** INSTRUCTIONS TO FOLLOW **
Produce a word-for-word copy of the listing below without its pictures.

((

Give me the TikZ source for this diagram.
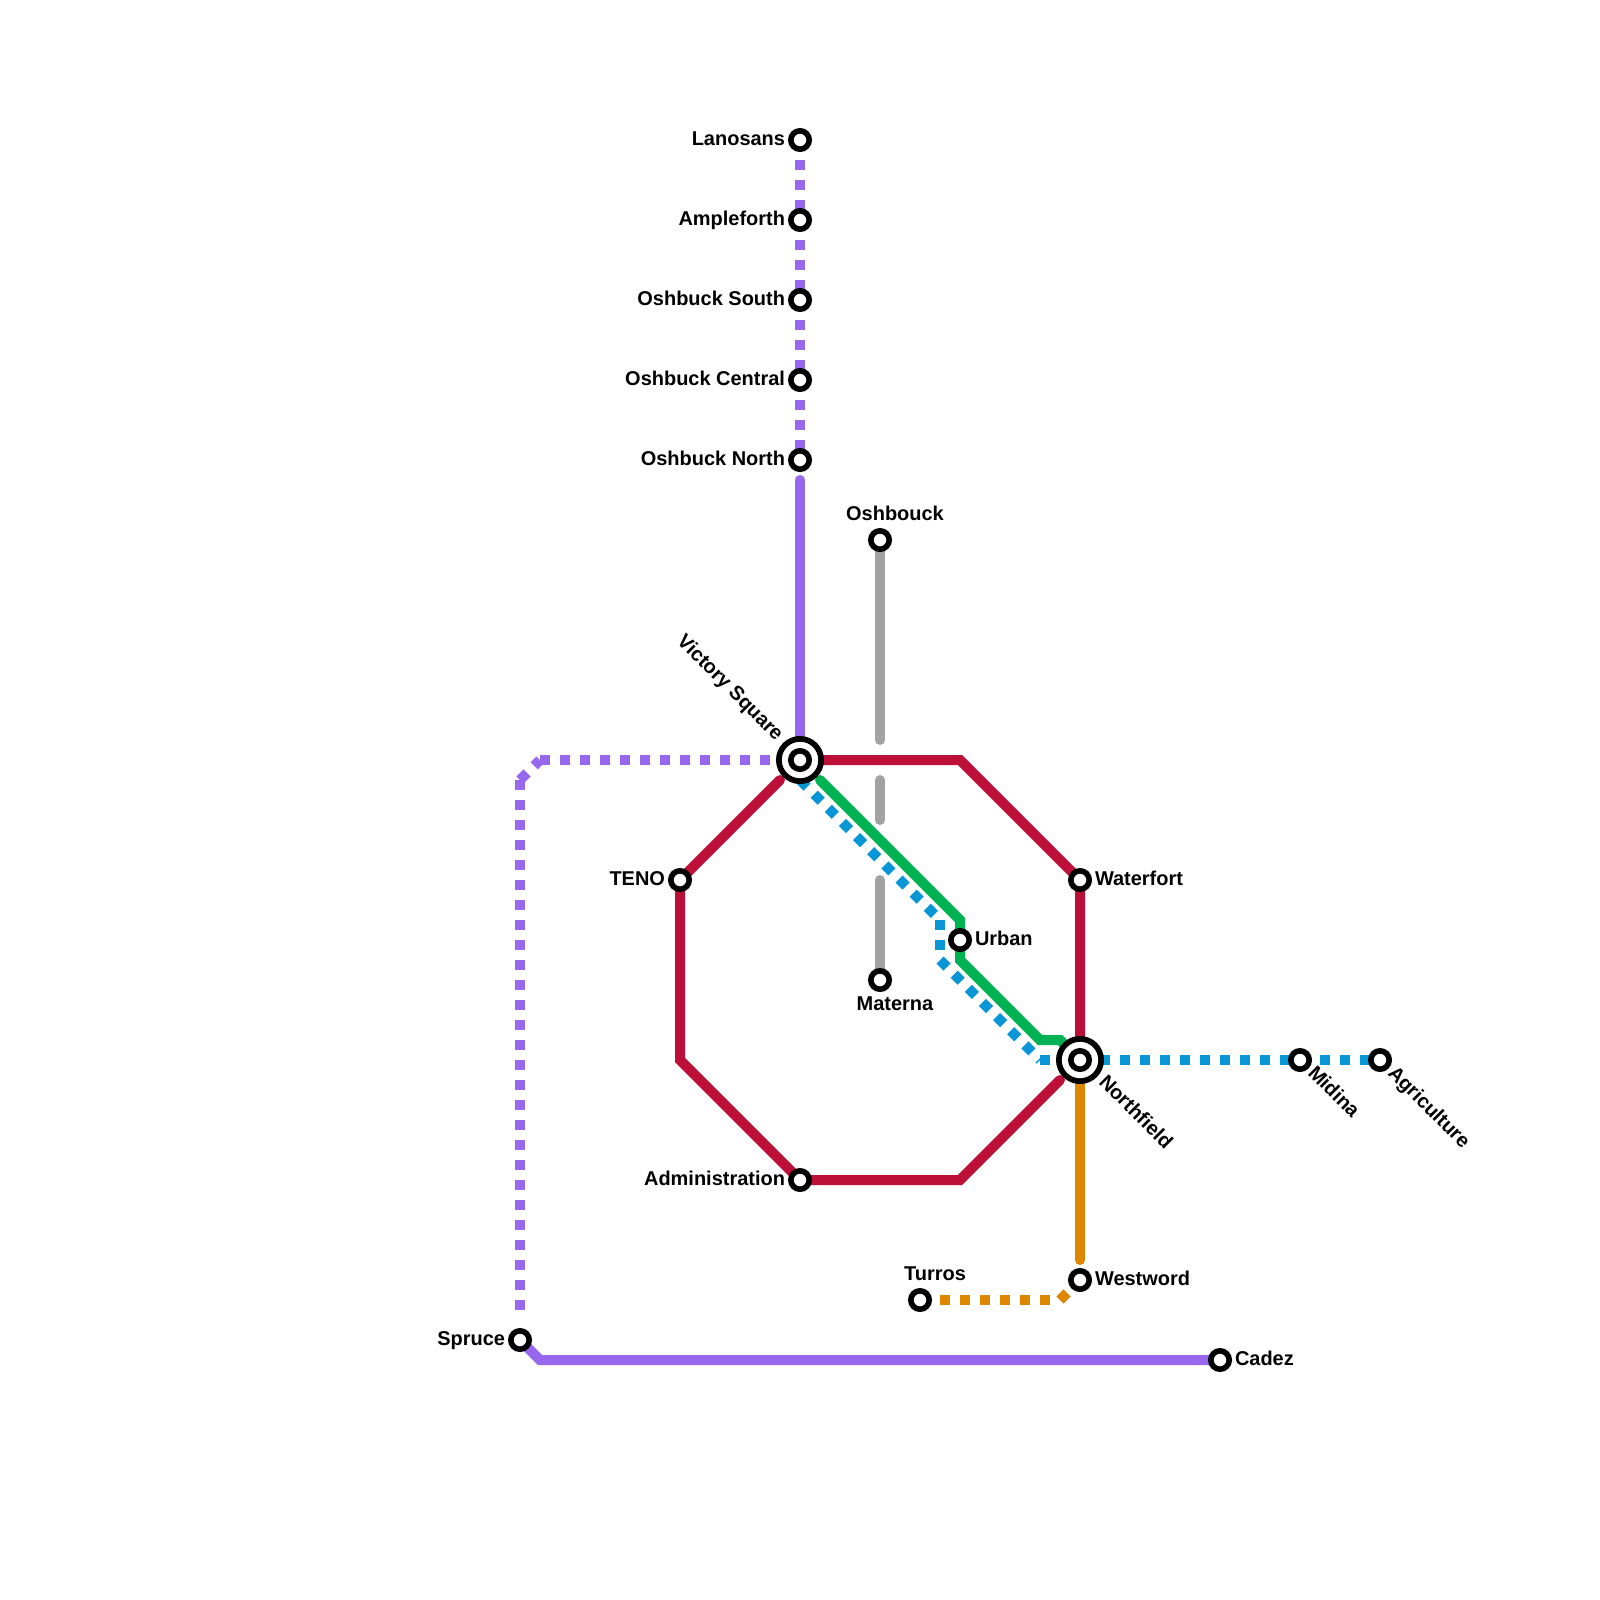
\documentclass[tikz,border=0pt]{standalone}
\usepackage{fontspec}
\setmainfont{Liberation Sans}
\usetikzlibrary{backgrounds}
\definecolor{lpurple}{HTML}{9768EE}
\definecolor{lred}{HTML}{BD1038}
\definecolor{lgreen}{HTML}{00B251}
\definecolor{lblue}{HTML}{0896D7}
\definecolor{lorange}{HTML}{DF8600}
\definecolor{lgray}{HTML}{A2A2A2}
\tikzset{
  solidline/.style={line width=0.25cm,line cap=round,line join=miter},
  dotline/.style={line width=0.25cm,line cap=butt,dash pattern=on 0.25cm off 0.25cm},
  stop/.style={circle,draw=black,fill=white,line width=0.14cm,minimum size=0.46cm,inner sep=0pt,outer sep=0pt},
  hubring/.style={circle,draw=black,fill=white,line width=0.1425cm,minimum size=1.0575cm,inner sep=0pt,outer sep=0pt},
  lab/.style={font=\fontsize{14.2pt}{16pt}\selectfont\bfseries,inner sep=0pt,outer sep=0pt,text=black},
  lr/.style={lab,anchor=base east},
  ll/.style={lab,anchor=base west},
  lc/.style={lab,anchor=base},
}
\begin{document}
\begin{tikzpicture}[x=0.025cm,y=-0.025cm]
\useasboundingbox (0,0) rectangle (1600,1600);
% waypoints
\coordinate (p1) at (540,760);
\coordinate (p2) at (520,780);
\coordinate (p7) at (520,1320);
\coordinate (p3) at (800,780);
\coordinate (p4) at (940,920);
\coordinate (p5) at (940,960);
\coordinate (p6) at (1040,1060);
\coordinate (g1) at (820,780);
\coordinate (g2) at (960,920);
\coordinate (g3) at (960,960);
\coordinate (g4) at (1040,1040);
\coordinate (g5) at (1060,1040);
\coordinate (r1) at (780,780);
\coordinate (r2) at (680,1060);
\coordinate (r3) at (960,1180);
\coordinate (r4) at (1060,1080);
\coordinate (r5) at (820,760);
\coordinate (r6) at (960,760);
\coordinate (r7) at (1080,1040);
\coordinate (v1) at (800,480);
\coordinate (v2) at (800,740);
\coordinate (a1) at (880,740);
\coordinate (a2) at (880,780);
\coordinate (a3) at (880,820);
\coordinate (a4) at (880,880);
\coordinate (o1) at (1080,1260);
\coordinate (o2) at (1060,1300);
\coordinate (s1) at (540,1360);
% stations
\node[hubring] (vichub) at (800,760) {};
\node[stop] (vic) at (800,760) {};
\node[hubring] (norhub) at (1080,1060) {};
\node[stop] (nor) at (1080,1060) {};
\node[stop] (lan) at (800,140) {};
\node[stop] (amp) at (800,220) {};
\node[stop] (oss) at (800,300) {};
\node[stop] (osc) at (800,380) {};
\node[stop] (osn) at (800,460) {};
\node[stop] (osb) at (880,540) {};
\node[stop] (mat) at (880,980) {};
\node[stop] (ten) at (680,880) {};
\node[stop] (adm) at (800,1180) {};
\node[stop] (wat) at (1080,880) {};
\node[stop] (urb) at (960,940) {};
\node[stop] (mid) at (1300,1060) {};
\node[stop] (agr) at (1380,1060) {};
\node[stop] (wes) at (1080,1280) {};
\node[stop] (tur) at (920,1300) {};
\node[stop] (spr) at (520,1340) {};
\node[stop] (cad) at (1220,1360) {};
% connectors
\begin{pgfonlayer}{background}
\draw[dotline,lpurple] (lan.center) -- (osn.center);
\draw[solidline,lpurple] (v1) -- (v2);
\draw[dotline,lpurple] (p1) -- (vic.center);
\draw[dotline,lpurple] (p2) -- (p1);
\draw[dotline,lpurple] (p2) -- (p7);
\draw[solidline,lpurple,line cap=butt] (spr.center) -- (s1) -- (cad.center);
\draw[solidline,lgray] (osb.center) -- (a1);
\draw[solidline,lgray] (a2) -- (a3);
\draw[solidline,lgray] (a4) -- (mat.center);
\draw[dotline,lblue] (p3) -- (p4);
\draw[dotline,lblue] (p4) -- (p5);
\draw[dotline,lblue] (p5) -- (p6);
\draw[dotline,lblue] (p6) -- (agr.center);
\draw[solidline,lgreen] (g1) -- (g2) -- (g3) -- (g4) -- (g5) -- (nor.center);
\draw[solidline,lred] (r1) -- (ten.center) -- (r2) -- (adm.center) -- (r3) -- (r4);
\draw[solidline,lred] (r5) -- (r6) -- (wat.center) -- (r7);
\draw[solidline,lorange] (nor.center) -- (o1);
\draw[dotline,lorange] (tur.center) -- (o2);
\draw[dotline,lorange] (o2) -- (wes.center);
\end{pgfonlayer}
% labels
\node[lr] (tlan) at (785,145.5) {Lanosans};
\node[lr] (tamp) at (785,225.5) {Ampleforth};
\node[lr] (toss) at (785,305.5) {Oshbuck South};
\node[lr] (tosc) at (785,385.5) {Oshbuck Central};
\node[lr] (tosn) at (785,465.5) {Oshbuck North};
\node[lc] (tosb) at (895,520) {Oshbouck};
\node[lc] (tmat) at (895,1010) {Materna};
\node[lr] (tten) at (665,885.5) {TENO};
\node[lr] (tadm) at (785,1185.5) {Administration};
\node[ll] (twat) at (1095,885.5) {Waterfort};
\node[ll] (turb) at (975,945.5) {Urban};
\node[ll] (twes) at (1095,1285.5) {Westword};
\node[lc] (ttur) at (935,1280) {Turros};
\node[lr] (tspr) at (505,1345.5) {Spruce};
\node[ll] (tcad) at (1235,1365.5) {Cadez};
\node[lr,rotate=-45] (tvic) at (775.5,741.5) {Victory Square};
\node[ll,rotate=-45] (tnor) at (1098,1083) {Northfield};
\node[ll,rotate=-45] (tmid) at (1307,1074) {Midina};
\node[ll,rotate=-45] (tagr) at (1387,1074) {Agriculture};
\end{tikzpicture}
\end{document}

))

** OUTPUT FOR THIS TASK **
Give me the TikZ source for this diagram.
\documentclass[tikz,border=0pt]{standalone}
\usepackage{fontspec}
\setmainfont{Liberation Sans}
\usetikzlibrary{backgrounds}
\definecolor{lpurple}{HTML}{9768EE}
\definecolor{lred}{HTML}{BD1038}
\definecolor{lgreen}{HTML}{00B251}
\definecolor{lblue}{HTML}{0896D7}
\definecolor{lorange}{HTML}{DF8600}
\definecolor{lgray}{HTML}{A2A2A2}
\tikzset{
  solidline/.style={line width=0.25cm,line cap=round,line join=miter},
  dotline/.style={line width=0.25cm,line cap=butt,dash pattern=on 0.25cm off 0.25cm},
  stop/.style={circle,draw=black,fill=white,line width=0.14cm,minimum size=0.46cm,inner sep=0pt,outer sep=0pt},
  hubring/.style={circle,draw=black,fill=white,line width=0.1425cm,minimum size=1.0575cm,inner sep=0pt,outer sep=0pt},
  lab/.style={font=\fontsize{14.2pt}{16pt}\selectfont\bfseries,inner sep=0pt,outer sep=0pt,text=black},
  lr/.style={lab,anchor=base east},
  ll/.style={lab,anchor=base west},
  lc/.style={lab,anchor=base},
}
\begin{document}
\begin{tikzpicture}[x=0.025cm,y=-0.025cm]
\useasboundingbox (0,0) rectangle (1600,1600);
% waypoints
\coordinate (p1) at (540,760);
\coordinate (p2) at (520,780);
\coordinate (p7) at (520,1320);
\coordinate (p3) at (800,780);
\coordinate (p4) at (940,920);
\coordinate (p5) at (940,960);
\coordinate (p6) at (1040,1060);
\coordinate (g1) at (820,780);
\coordinate (g2) at (960,920);
\coordinate (g3) at (960,960);
\coordinate (g4) at (1040,1040);
\coordinate (g5) at (1060,1040);
\coordinate (r1) at (780,780);
\coordinate (r2) at (680,1060);
\coordinate (r3) at (960,1180);
\coordinate (r4) at (1060,1080);
\coordinate (r5) at (820,760);
\coordinate (r6) at (960,760);
\coordinate (r7) at (1080,1040);
\coordinate (v1) at (800,480);
\coordinate (v2) at (800,740);
\coordinate (a1) at (880,740);
\coordinate (a2) at (880,780);
\coordinate (a3) at (880,820);
\coordinate (a4) at (880,880);
\coordinate (o1) at (1080,1260);
\coordinate (o2) at (1060,1300);
\coordinate (s1) at (540,1360);
% stations
\node[hubring] (vichub) at (800,760) {};
\node[stop] (vic) at (800,760) {};
\node[hubring] (norhub) at (1080,1060) {};
\node[stop] (nor) at (1080,1060) {};
\node[stop] (lan) at (800,140) {};
\node[stop] (amp) at (800,220) {};
\node[stop] (oss) at (800,300) {};
\node[stop] (osc) at (800,380) {};
\node[stop] (osn) at (800,460) {};
\node[stop] (osb) at (880,540) {};
\node[stop] (mat) at (880,980) {};
\node[stop] (ten) at (680,880) {};
\node[stop] (adm) at (800,1180) {};
\node[stop] (wat) at (1080,880) {};
\node[stop] (urb) at (960,940) {};
\node[stop] (mid) at (1300,1060) {};
\node[stop] (agr) at (1380,1060) {};
\node[stop] (wes) at (1080,1280) {};
\node[stop] (tur) at (920,1300) {};
\node[stop] (spr) at (520,1340) {};
\node[stop] (cad) at (1220,1360) {};
% connectors
\begin{pgfonlayer}{background}
\draw[dotline,lpurple] (lan.center) -- (osn.center);
\draw[solidline,lpurple] (v1) -- (v2);
\draw[dotline,lpurple] (p1) -- (vic.center);
\draw[dotline,lpurple] (p2) -- (p1);
\draw[dotline,lpurple] (p2) -- (p7);
\draw[solidline,lpurple,line cap=butt] (spr.center) -- (s1) -- (cad.center);
\draw[solidline,lgray] (osb.center) -- (a1);
\draw[solidline,lgray] (a2) -- (a3);
\draw[solidline,lgray] (a4) -- (mat.center);
\draw[dotline,lblue] (p3) -- (p4);
\draw[dotline,lblue] (p4) -- (p5);
\draw[dotline,lblue] (p5) -- (p6);
\draw[dotline,lblue] (p6) -- (agr.center);
\draw[solidline,lgreen] (g1) -- (g2) -- (g3) -- (g4) -- (g5) -- (nor.center);
\draw[solidline,lred] (r1) -- (ten.center) -- (r2) -- (adm.center) -- (r3) -- (r4);
\draw[solidline,lred] (r5) -- (r6) -- (wat.center) -- (r7);
\draw[solidline,lorange] (nor.center) -- (o1);
\draw[dotline,lorange] (tur.center) -- (o2);
\draw[dotline,lorange] (o2) -- (wes.center);
\end{pgfonlayer}
% labels
\node[lr] (tlan) at (785,145.5) {Lanosans};
\node[lr] (tamp) at (785,225.5) {Ampleforth};
\node[lr] (toss) at (785,305.5) {Oshbuck South};
\node[lr] (tosc) at (785,385.5) {Oshbuck Central};
\node[lr] (tosn) at (785,465.5) {Oshbuck North};
\node[lc] (tosb) at (895,520) {Oshbouck};
\node[lc] (tmat) at (895,1010) {Materna};
\node[lr] (tten) at (665,885.5) {TENO};
\node[lr] (tadm) at (785,1185.5) {Administration};
\node[ll] (twat) at (1095,885.5) {Waterfort};
\node[ll] (turb) at (975,945.5) {Urban};
\node[ll] (twes) at (1095,1285.5) {Westword};
\node[lc] (ttur) at (935,1280) {Turros};
\node[lr] (tspr) at (505,1345.5) {Spruce};
\node[ll] (tcad) at (1235,1365.5) {Cadez};
\node[lr,rotate=-45] (tvic) at (775.5,741.5) {Victory Square};
\node[ll,rotate=-45] (tnor) at (1098,1083) {Northfield};
\node[ll,rotate=-45] (tmid) at (1307,1074) {Midina};
\node[ll,rotate=-45] (tagr) at (1387,1074) {Agriculture};
\end{tikzpicture}
\end{document}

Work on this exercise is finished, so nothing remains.